In conclusion, we have demonstrated a high prevalence of CCHFV IgG antibodies in Ugandan livestock, ranging from 16.9% in cattle to 49.2% in sheep and 48.7% in goats, resulting in an overall domesticated livestock seroprevalence of 31.4%. Spillover into the human population could potentially be reduced by targeting surveillance and transmission mitigation efforts towards higher-risk demographics of livestock, such as sheep and goats. While livestock plays an important role in CCHFV spillover into humans, ticks also play an important role in the lifecycle and transmission dynamics of CCHFV and additional studies investigating the influence that infected tick populations have on livestock infections and human spillover. This will help to further refine CCHFV transmission mitigation efforts and tick control measures and thus reduce the burden of tick-borne diseases, particularly CCHFV. Additionally, data collected from this study will be used for additional analysis looking at ecological and environmental variables that are predictive of CCHFV to generate a map of estimated CCHF seroprevalence in unsampled locations across Uganda. Ultimately, all results and analysis from this study will be used to target specific regions for enhanced human and livestock surveillance and help guide the introduction of new rapid diagnostic diagnostics for more rapid case detection.
Acknowledgments
We thank the district veterinary officers, animal husbandry officers, farmers, herdsmen and community leaders for their great help in conducting this research in their communities and their areas of jurisdiction. Special thanks also go to the laboratory staff of different health facilities across the country who gave us space to process the samples in the field. Special thanks go to Sam Twongyeirwe, Apolo Bogere, Eriya Sembusi, Sinani Kigozi, Amia Winnie, Kilama Kamugisa and Gloria Akurut for their great help during fieldwork.
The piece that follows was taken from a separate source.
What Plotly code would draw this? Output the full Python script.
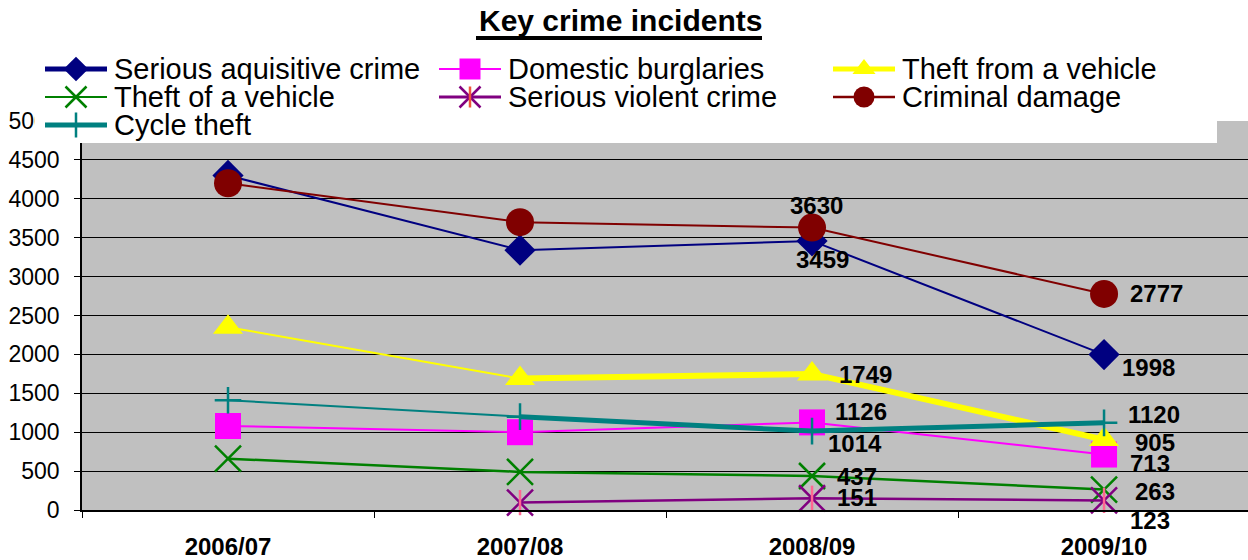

Disclaimer: The findings and conclusions in this report are those of the authors and do not necessarily represent the official position of the Centers for Disease Control and Prevention or any institutions with which the authors are affiliated.
Data Availability
Data is available with restriction because the some components of dataset will be used to develop risk maps for rift valley fever in Uganda. These include GIS component and and herd level prevalence as we shall be referring to this publication. However, the data can be availed upon request Uganda Virus Research Institute (UVRI) Ethics and Research Committee that approved this study at email uvrirec@uvri.go.ug
Funding Statement
This study was funded by United States Centers for Disease Control and Prevention (CDC) through the National Center for Emerging and Zoonotic Infectious Disease (NCEZD Grant number RFA-CK-13-001. The funders had no role in study design, data collection and analysis, decision to publish, or preparation of the manuscript.